● YOUR GOAL
Copy all of the material exactly. Pictures are not to appear in the copy.

● DATASET CONTENT

■ ■ ■ ■ ■ ■ ■

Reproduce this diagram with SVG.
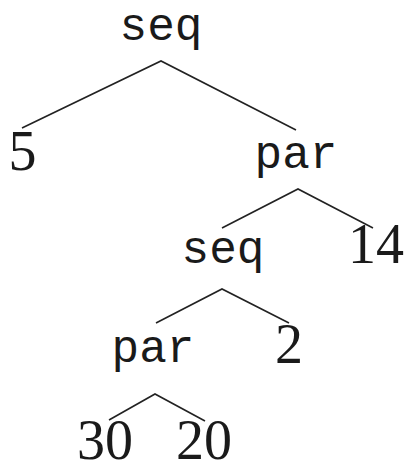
<svg xmlns="http://www.w3.org/2000/svg" width="405" height="460" viewBox="0 0 405 460">
<style>
.op{font-family:"Liberation Mono","DejaVu Sans Mono",monospace;font-size:46px;fill:#1a1a1a;text-anchor:middle}
.num{font-family:"Liberation Serif","DejaVu Serif",serif;font-size:56px;fill:#1a1a1a;text-anchor:middle}
.e{stroke:#222;stroke-width:1.6;fill:none}
</style>
<rect width="405" height="460" fill="#fff"/>
<g id="connectors">
<polyline class="e" points="22,128 161,61 296,130"/>
<polyline class="e" points="222,228 298,189 373,228"/>
<polyline class="e" points="156,323 222,289 289,323"/>
<polyline class="e" points="109,420 155,394 205,421"/>
</g>
<g id="n_seq1"><text class="op" x="161" y="40">seq</text></g>
<g id="n_5"><text class="num" x="22.5" y="170">5</text></g>
<g id="n_par1"><text class="op" x="296" y="168">par</text></g>
<g id="n_seq2"><text class="op" x="223" y="263">seq</text></g>
<g id="n_14"><text class="num" x="376" y="263">14</text></g>
<g id="n_par2"><text class="op" x="153" y="362">par</text></g>
<g id="n_2"><text class="num" x="289" y="363">2</text></g>
<g id="n_30"><text class="num" x="105" y="459">30</text></g>
<g id="n_20"><text class="num" x="204" y="459">20</text></g>
</svg>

■ ■ ■ ■ ■ ■ ■

● RESPONSE
Reproduce this diagram with SVG.
<svg xmlns="http://www.w3.org/2000/svg" width="405" height="460" viewBox="0 0 405 460">
<style>
.op{font-family:"Liberation Mono","DejaVu Sans Mono",monospace;font-size:46px;fill:#1a1a1a;text-anchor:middle}
.num{font-family:"Liberation Serif","DejaVu Serif",serif;font-size:56px;fill:#1a1a1a;text-anchor:middle}
.e{stroke:#222;stroke-width:1.6;fill:none}
</style>
<rect width="405" height="460" fill="#fff"/>
<g id="connectors">
<polyline class="e" points="22,128 161,61 296,130"/>
<polyline class="e" points="222,228 298,189 373,228"/>
<polyline class="e" points="156,323 222,289 289,323"/>
<polyline class="e" points="109,420 155,394 205,421"/>
</g>
<g id="n_seq1"><text class="op" x="161" y="40">seq</text></g>
<g id="n_5"><text class="num" x="22.5" y="170">5</text></g>
<g id="n_par1"><text class="op" x="296" y="168">par</text></g>
<g id="n_seq2"><text class="op" x="223" y="263">seq</text></g>
<g id="n_14"><text class="num" x="376" y="263">14</text></g>
<g id="n_par2"><text class="op" x="153" y="362">par</text></g>
<g id="n_2"><text class="num" x="289" y="363">2</text></g>
<g id="n_30"><text class="num" x="105" y="459">30</text></g>
<g id="n_20"><text class="num" x="204" y="459">20</text></g>
</svg>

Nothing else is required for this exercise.